I suspect the answer is to do with communication and visibility. Communication is the fuel for relationships and the Lord is always looking to build relationships with the human beings that He has created. Love always wants to express itself and God wants to express Himself to whoever will listen, come near and get involved. He’s got Moses’ ear but perhaps Pharaoh would not be able to hear God, because he was so self-centred. By visibility, I mean God making Himself known. By the end of this whole episode in history we are going to have learnt a lot about God. The Bible is all about God communicating with people and revealing Himself to people by the way He acts. By the end of all this there is going to be a story to be told – a long story and a story that will get passed on and on, and every time it does, someone else is going to learn some significant stuff about God. So God is going to use an insignificant shepherd to bring the most powerful ruler around to his knees. oh yes, this is going to be a story worth telling – apart from what it is going it achieve, this is going to be important. Do you remember what Paul said? “But God chose the foolish things of the world to shame the wise; God chose the weak things of the world to shame the strong.” (1 Cor 1:27)

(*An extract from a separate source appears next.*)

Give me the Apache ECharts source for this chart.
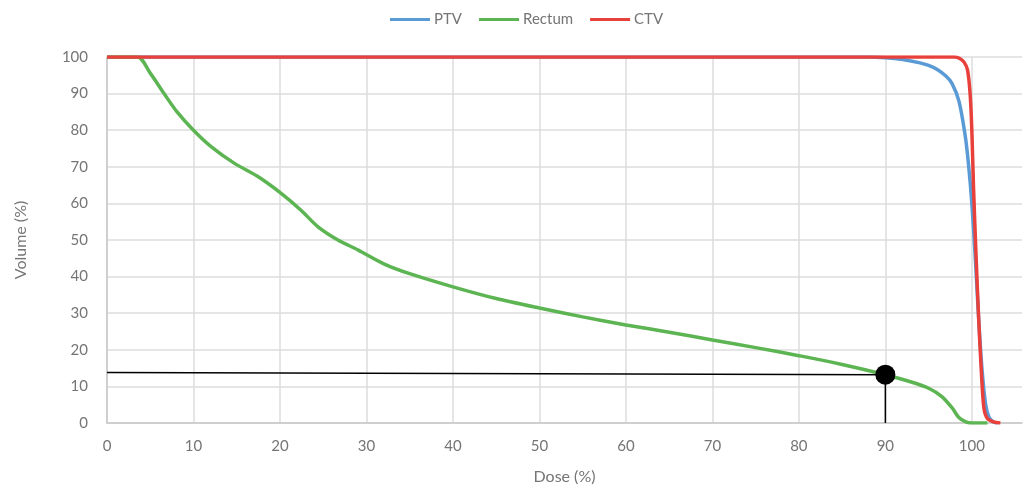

In the New Testament, Paul refers to us as “God’s fellow workers.” (2 Cor 6:1) Today God continues to work alongside us, using US to bring about His purposes on the earth. Yes, He could do it all on His own but He chooses to reveal Himself through His people. Remember though, whenever He calls you to do anything, He doesn’t ask you to do it alone. The message is still the same: “I will be with you.” His power and presence is always with us. Indeed He’s said, “Never will I leave you; never will I forsake you.” (Heb 13:5) which evokes the response, “So we say with confidence, “The Lord is my helper; I will not be afraid.” (Heb 13:6) Let’s remember that.